Я вышел на крыльцо, постоял, потом вошел без улыбки, встал во фронт.
– Господин полковник, счет людей и лошадей окончен. Во второй конной генерала Дроздовского батарее в данное время находятся 62 солдата и 73 лошади.
Все прыснули от смеха и Обозненко первый. Но так как он был человек очень добросовестный, то он сам пошел считать. Другие полагали это излишним. Числа все время менялись.
– Знаете, – сказал мне Обозненко, – вы ошиблись всего на два человека и только на одну лошадь.
На следующее утро мы с ужасом увидели, что та батарея поставила в орудийный парк часового, а мы об этом не подумали.
8-я батарея делала перекличку. А у нас даже списков не было. Сапегин сделал вид, что не заметил отсутствия переклички. Во время похода он считал наших лошадей и, видимо, остался доволен. Решил, вероятно, что сам ошибся в счете на одну лошадь.
Конечно, у нас не было зарядных ящиков. Но и у 8-й их тоже не было. Значит, заимствовали наш опыт и, видимо, он оказался не так уж плох.
Должен сказать, что полковник Сапегин был прекрасный и энергичный офицер. В Новороссийске мы только благодаря ему влезли на пароход. Был январь 1920 года. Был лютый мороз, а снегу мало.

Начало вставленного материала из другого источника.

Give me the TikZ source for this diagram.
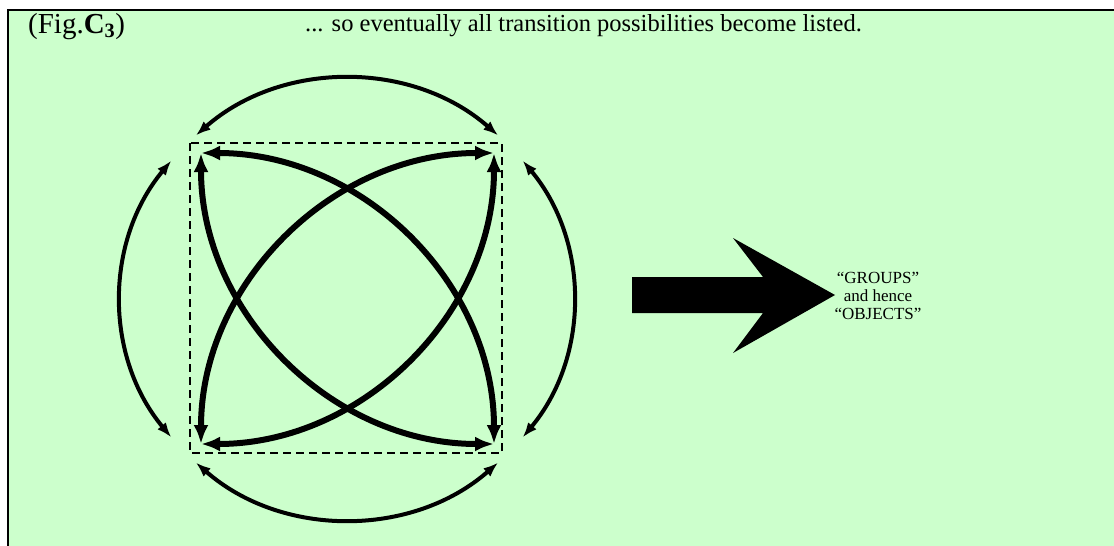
\documentclass[tikz,border=0pt]{standalone}
\usepackage{fontspec}
\setmainfont{Liberation Serif}
\usetikzlibrary{arrows.meta}
\definecolor{bg}{HTML}{CCFFCC}
\begin{document}
\begin{tikzpicture}[x=1pt,y=1pt,
  outer/.style={line width=4pt, {Latex[length=15pt,width=11pt]}-{Latex[length=15pt,width=11pt]}},
  inner/.style={line width=6pt, {Latex[length=19pt,width=15pt]}-{Latex[length=19pt,width=15pt]}},
  sqframe/.style={line width=2pt, dash pattern=on 8pt off 5pt},
  lbl/.style={align=center, font=\fontsize{17}{18}\selectfont}]
\useasboundingbox (0,0) rectangle (1114,-546);
\clip (0,0) rectangle (1114,-546);
\draw[line width=2pt, fill=bg] (8,-10) rectangle (1130,-560);
% title
\node[anchor=base west, inner sep=0pt, font=\fontsize{29}{34}\selectfont] (title) at (28,-33) {(Fig.\textbf{C\textsubscript{3}})};
\node[anchor=base west, inner sep=0pt, font=\fontsize{24.5}{28}\selectfont] (sub) at (305,-31) {... so eventually all transition possibilities become listed.};
% dashed square
\draw[sqframe] (190,-143) rectangle (502,-453);
% corners
\coordinate (TL) at (201,-153);
\coordinate (TR) at (494,-153);
\coordinate (BL) at (201,-444);
\coordinate (BR) at (494,-444);
\coordinate (O) at (347,-299);
% inner arcs
\draw[inner] (TL) .. controls +(162,0) and +(0,160) .. (BR);
\draw[inner] (TL) .. controls +(0,-160) and +(-162,0) .. (BR);
\draw[inner] (TR) .. controls +(-162,0) and +(0,160) .. (BL);
\draw[inner] (TR) .. controls +(0,-160) and +(162,0) .. (BL);
% outer arcs
\draw[outer] ([shift={(132:226 and 220)}]O) arc[start angle=132, end angle=48, x radius=226, y radius=220];
\draw[outer] ([shift={(141:226 and 220)}]O) arc[start angle=141, end angle=219, x radius=226, y radius=220];
\draw[outer] ([shift={(228:226 and 220)}]O) arc[start angle=228, end angle=312, x radius=226, y radius=220];
\draw[outer] ([shift={(321:226 and 220)}]O) arc[start angle=321, end angle=399, x radius=226, y radius=220];
% big arrow
\fill (632,-277) -- (763,-277) -- (733,-238) -- (835,-295) -- (733,-353) -- (763,-313) -- (632,-313) -- cycle;
\node[lbl] (groups) at (878,-296) {“GROUPS”\\and hence\\“OBJECTS”};
\end{tikzpicture}
\end{document}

Мы вернулись на фронт в Батайск и присоединились к конно-горной батарее. В наше отсутствие бои не прекращались, и с нашим прибытием мы приняли в них живейшее участие. Красным никак не удавалось перейти через Дон, несмотря на превосходство сил, на высокий берег и на то, что Дон замерз и не представлял препятствия.